A recent study found that guided imagery activates some of the same brain areas used during real action. When you imagine success with feeling — confidence, excitement, calm — your brain strengthens the pathways connected to that experience.

This helps your brain:

  • stay focused

  • feel more confident

  • react with less stress

  • build familiarity with new goals

  • stay motivated

When the brain feels the experience on the inside, the outside world becomes easier to move toward.

Visualization is a form of rehearsal, and emotion is the ingredient that makes it stick.

The Energy Behind Feeling Your Vision

Energetically, emotion is like a signal. When you feel the desired experience in your body, your energy aligns with it.

Emotion lifts your vibration.
Emotion opens your field.
Emotion tells the universe, “I’m ready for this.”

Visualization without feeling is like watching a movie of someone else’s life. Visualization with emotion is like stepping into the role yourself.

Feeling your vision helps your energy match your intention.

A Simple Feeling-Based Visualization Practice

Try this short practice to strengthen your visualization:

  1. Choose one scene from your future — just a single moment.

  2. Close your eyes and imagine it clearly.

  3. Now ask yourself: “What does this moment feel like?”

  4. Let that emotion spread through your body — warmth, calm, excitement, pride.

  5. Hold the image and the feeling together for 20–30 seconds.
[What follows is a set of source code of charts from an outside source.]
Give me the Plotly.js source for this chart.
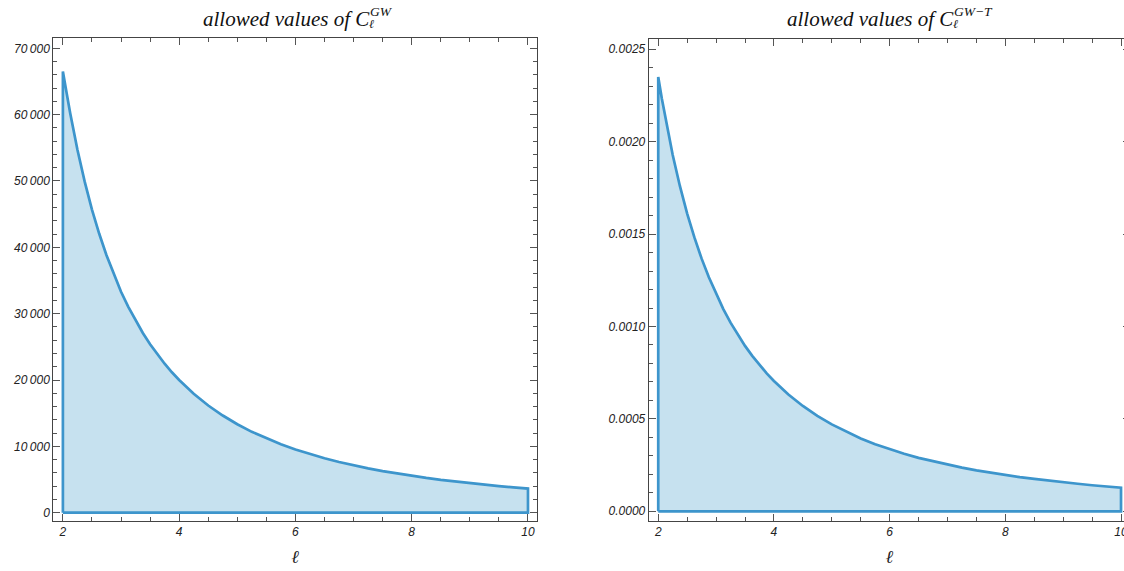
<!DOCTYPE html>
<html>
<head>
<meta charset="utf-8">
<script src="https://cdn.plot.ly/plotly-3.0.1.min.js"></script>
<style>
html,body{margin:0;padding:0;overflow:hidden;background:#fff;}
#chart{width:1135px;height:571px;}
</style>
</head>
<body>
<div id="chart"></div>
<script>
// multipole values sampled along the upper boundary
const ell = [2,2.0625,2.125,2.25,2.375,2.5,2.625,2.75,2.875,3,3.125,3.25,3.375,3.5,3.625,3.75,3.875,4,4.25,4.5,4.75,5,5.25,5.5,5.75,6,6.25,6.5,6.75,7,7.25,7.5,7.75,8,8.25,8.5,8.75,9,9.25,9.5,9.75,10];
// upper bound of allowed C_l^GW
const cGW = [66500,63330,60240,54700,49900,45700,42040,38800,35900,33300,31030,28960,27090,25400,23860,22460,21170,20000,17930,16160,14650,13330,12190,11190,10310,9520,8830,8210,7650,7140,6690,6270,5900,5560,5240,4950,4690,4440,4220,4010,3820,3640];
// upper bound of allowed C_l^{GW-T}
const cGWT = [0.00235,0.002232,0.002123,0.001928,0.001759,0.001611,0.001482,0.001367,0.001266,0.001175,0.001094,0.001021,0.000955,0.000895,0.000841,0.000792,0.000746,0.000705,0.000632,0.000570,0.000516,0.000470,0.000430,0.000394,0.000363,0.000336,0.000311,0.000289,0.000270,0.000252,0.000236,0.000221,0.000208,0.000196,0.000185,0.000175,0.000165,0.000157,0.000149,0.000141,0.000135,0.000128];

const xTicks = [2,4,6,8,10];
const yTicksL = [0,10000,20000,30000,40000,50000,60000,70000];
const yTextL = ['0','10\u2009000','20\u2009000','30\u2009000','40\u2009000','50\u2009000','60\u2009000','70\u2009000'];
const yTicksR = [0,0.0005,0.001,0.0015,0.002,0.0025];
const yTextR = ['0.0000','0.0005','0.0010','0.0015','0.0020','0.0025'];

const W = 1135, H = 571;
const px = v => v / W;
const py = v => 1 - v / H;

function region(xs, ys) {
  const x = [xs[0]].concat(xs, [xs[xs.length-1], xs[0]]);
  const y = [0].concat(ys, [0, 0]);
  return {x, y};
}
const rL = region(ell, cGW);
const rR = region(ell, cGWT);

const lineCol = '#3d95cc';
const fillCol = 'rgba(198,225,239,1)';

const traces = [
  {x: rL.x, y: rL.y, type:'scatter', mode:'lines', fill:'toself', fillcolor: fillCol,
   line:{color: lineCol, width:2.7}, xaxis:'x', yaxis:'y', hoverinfo:'skip'},
  {x: rR.x, y: rR.y, type:'scatter', mode:'lines', fill:'toself', fillcolor: fillCol,
   line:{color: lineCol, width:2.7}, xaxis:'x2', yaxis:'y2', hoverinfo:'skip'}
];

const tickFont = {family:'Liberation Sans, Arial, sans-serif', size:12, color:'#222', style:'italic'};
const frameCol = '#444';

function xAxis(domain, anchor) {
  return {
    domain, anchor, range:[1.835, 10.15], showgrid:false, zeroline:false,
    showline:true, linecolor:frameCol, linewidth:1, mirror:'allticks',
    ticks:'inside', ticklen:7, tickwidth:1, tickcolor:'#555',
    tickvals: xTicks, tickfont: tickFont,
    minor:{dtick:0.5, tick0:2, ticks:'inside', ticklen:4, tickcolor:'#555', showgrid:false},
    title:{text:'<i>ℓ</i>', font:{family:'Liberation Serif, serif', size:18, color:'#222'}, standoff:12}
  };
}
function yAxis(domain, anchor, range, vals, text, minorD) {
  return {
    domain, anchor, range, showgrid:false, zeroline:false,
    showline:true, linecolor:frameCol, linewidth:1, mirror:'allticks',
    ticks:'inside', ticklen:7, tickwidth:1, tickcolor:'#555',
    tickvals: vals, ticktext: text, tickfont: tickFont,
    minor:{dtick:minorD, tick0:0, ticks:'inside', ticklen:4, tickcolor:'#555', showgrid:false}
  };
}

const titleFont = {family:'Liberation Serif, Times New Roman, serif', size:21, color:'#111'};
const supFont = {family:'Liberation Serif, Times New Roman, serif', size:13.5, color:'#111'};

function titleAnn(xEnd, sup) {
  return [
    {text:'<i>allowed values of C</i>', x:px(xEnd), y:py(19), xref:'paper', yref:'paper',
     xanchor:'right', yanchor:'middle', showarrow:false, font:titleFont},
    {text:'<i>'+sup+'</i>', x:px(xEnd-4), y:py(12), xref:'paper', yref:'paper',
     xanchor:'left', yanchor:'middle', showarrow:false, font:supFont},
    {text:'<i>ℓ</i>', x:px(xEnd-5), y:py(24), xref:'paper', yref:'paper',
     xanchor:'left', yanchor:'middle', showarrow:false, font:{family:'Liberation Serif, serif', size:12, color:'#111'}}
  ];
}

const layout = {
  width: W, height: H,
  margin:{l:0, r:0, t:0, b:0},
  paper_bgcolor:'#fff', plot_bgcolor:'#fff',
  showlegend:false,
  xaxis: xAxis([px(53.3), px(536.7)], 'y'),
  yaxis: yAxis([py(520.5), py(37.5)], 'x', [-1176, 71630], yTicksL, yTextL, 2000),
  xaxis2: xAxis([px(648.7), px(1129.7)], 'y2'),
  yaxis2: yAxis([py(520.7), py(39.3)], 'x2', [-0.0000509, 0.002554], yTicksR, yTextR, 0.0001),
  annotations: titleAnn(372, 'GW').concat(titleAnn(956, 'GW\u2212T'))
};

Plotly.newPlot('chart', traces, layout, {displayModeBar:false, staticPlot:true});
</script>
</body>
</html>
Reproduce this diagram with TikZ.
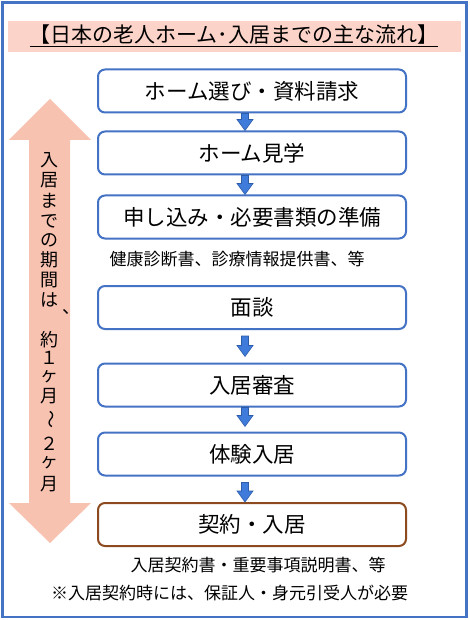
\documentclass[tikz,border=0pt]{standalone}
\usepackage{fontspec}
\setmainfont{Noto Sans CJK JP}
\usepackage{graphicx}
\usetikzlibrary{calc}
\definecolor{frameblue}{HTML}{4472C4}
\definecolor{titlebg}{HTML}{FBD3C8}
\definecolor{pinkarrow}{HTML}{F8C2B1}
\definecolor{flowfill}{HTML}{3F7BDA}
\definecolor{flowedge}{HTML}{2D5CA8}
\definecolor{brownedge}{HTML}{8C4A1E}
\tikzset{
  stepbox/.style={draw=frameblue, line width=2pt, rounded corners=7pt, fill=white,
    minimum width=308pt, minimum height=43pt, inner sep=0pt,
    font=\fontsize{21.5}{24}\selectfont},
  lastbox/.style={stepbox, draw=brownedge},
  flowarr/.style={fill=flowfill, draw=flowedge, line width=0.6pt},
  note/.style={font=\fontsize{17}{20}\selectfont, inner sep=0pt},
  vtext/.style={font=\fontsize{18}{19}\selectfont, inner sep=0pt},
}
\newcommand\flowarrow[2]{%
  \draw[flowarr] let \p1=(#1), \p2=(#2) in
   (\x1-3.5pt,\y1) -- (\x1+3.5pt,\y1) -- (\x1+3.5pt,\y2+11pt) -- (\x1+8pt,\y2+11pt)
   -- (\x1,\y2) -- (\x1-8pt,\y2+11pt) -- (\x1-3.5pt,\y2+11pt) -- cycle;}
\begin{document}
\begin{tikzpicture}[x=1pt,y=-1pt]
\useasboundingbox (0,0) rectangle (469,620);
\fill[white] (0,0) rectangle (469,620);
\draw[frameblue, line width=2.5pt] (2.5,2.5) rectangle (466.5,617);
\fill[titlebg] (8,21) rectangle (461,52);
\node[font=\fontsize{21}{24}\selectfont, inner sep=0pt] (title) at (234,36)
  {\underline{【日本の老人ホーム･入居までの主な流れ】}};
% pink double arrow
\fill[pinkarrow] (50,99) -- (91,140) -- (70,140) -- (70,503) -- (91,503) -- (50,543)
  -- (9,503) -- (29,503) -- (29,140) -- (9,140) -- cycle;
\foreach \c/\yy in {入/160, 居/180, ま/201, で/221, の/240, 期/260, 間/280, は/300,
  約/340, １/358, ヶ/377, 月/396, ２/444, ヶ/463, 月/484}
  \node[vtext] (v\yy) at (49,\yy) {\c};
\node[vtext] (vcomma) at (71,312) {、};
\node[vtext, rotate=-90] (vwave) at (49,419) {～};
% boxes
\node[stepbox] (b1) at (252,91) {ホーム選び・資料請求};
\node[stepbox] (b2) at (252,153) {ホーム見学};
\node[stepbox] (b3) at (252,217) {申し込み・必要書類の準備};
\node[stepbox] (b4) at (252,307.5) {面談};
\node[stepbox] (b5) at (252,385) {入居審査};
\node[stepbox] (b6) at (252,454) {体験入居};
\node[lastbox] (b7) at (252,524.5) {契約・入居};
% notes
\node[note] (n1) at (237,259) {健康診断書、診療情報提供書、等};
\node[note] (n2) at (258,565) {入居契約書・重要事項説明書、等};
\node[note] (n3) at (229.5,593) {※入居契約時には、保証人・身元引受人が必要};
% arrow end points
\coordinate (a1s) at ([xshift=-7pt]b1.south);
\coordinate (a1e) at ([xshift=-7pt]b2.north);
\coordinate (a2s) at ([xshift=-7pt]b2.south);
\coordinate (a2e) at ([xshift=-7pt]b3.north);
\coordinate (a4s) at ([xshift=-7pt,yshift=-6pt]b4.south);
\coordinate (a4e) at ([xshift=-7pt,yshift=6pt]b5.north);
\coordinate (a5s) at ([xshift=-7pt]b5.south);
\coordinate (a5e) at ([xshift=-7pt,yshift=5pt]b6.north);
\coordinate (a6s) at ([xshift=-7pt,yshift=-6pt]b6.south);
\coordinate (a6e) at ([xshift=-7pt]b7.north);
\flowarrow{a1s}{a1e}
\flowarrow{a2s}{a2e}
\flowarrow{a4s}{a4e}
\flowarrow{a5s}{a5e}
\flowarrow{a6s}{a6e}
\end{tikzpicture}
\end{document}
The goal isn’t perfection. It’s connection.
Feel it first, and your mind will follow.

Your Day, Your Decision

Visualization becomes powerful when imagination meets emotion. When you feel your vision, you teach your brain and energy what you’re ready to receive. The more real it feels inside, the closer it becomes outside.

Source
“The Benefits of Guided Imagery on Athletic Performance.” Frontiers in Psychology, 2025.